Bell wasn’t the only one who argued he was first to invent. Morse did so twice to keep out alternative telegraph designs. Horace Day tried it too, but Henry Ellsworth discovered the ruse and denied his request. And Singer tried it with Howe, but the judge denied his “rusty claims.” These could have all been avoided with a first-to-file system.

Some may think these measures are extreme, but others have recognized the benefits of a streamlined patent system. The Australian patent office now has an “Innovation Patent” that is similar in many respects to the simplified patent system presented above. To receive an Innovation Patent, the innovation must be new. This means that the invention must not have been publicly disclosed or already known. This is the novelty requirement required by all patents, U.S. and worldwide.

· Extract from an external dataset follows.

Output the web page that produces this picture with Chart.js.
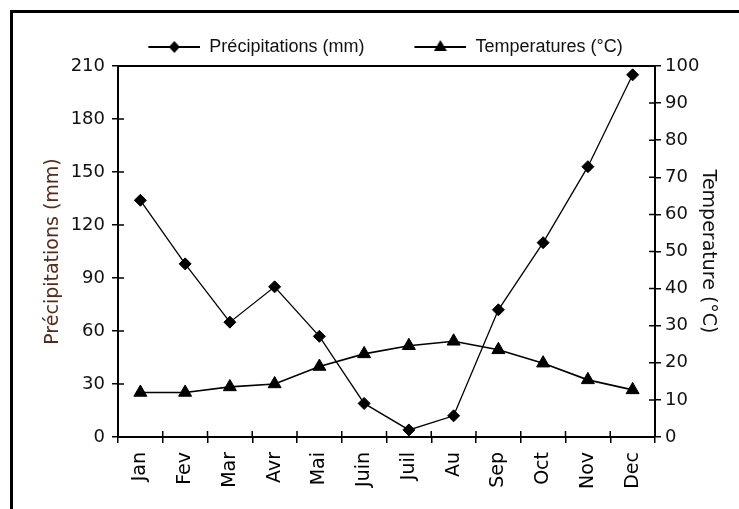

However, the innovation is not tested against an obviousness requirement, referred to internationally as “inventive step.” Instead, it must only be “innovative.” The test for innovation is whether the claimed invention makes a “substantial contribution” over the prior art, a much lower standard than proving an idea is “non-obvious.” These innovation patents issue within months, and after they are certified they can be enforced in court. Similar to the proposal outlined above, these innovation patents have a an eight-year term. It is still too early to tell what impact these innovation patents will have on invention in Australia, yet word is quickly spreading.

Nevertheless, history has proven that a simplified patent system will spur innovation in a remarkable way. It will foster a climate that is conducive for innovation, just as it did during the careers of Colt, Goodyear, Morse, and McCormick.

Is it realistic?

One thing is for certain: piecemeal legislation intended to address narrow issues raised by those with money and political clout will only make matters worse. The patent system needs a serious overhaul, a drastic simplification. Doing so would renew America’s spirit of innovation and open a new chapter in American history. Whether Congress has the fortitude to deliver is another story.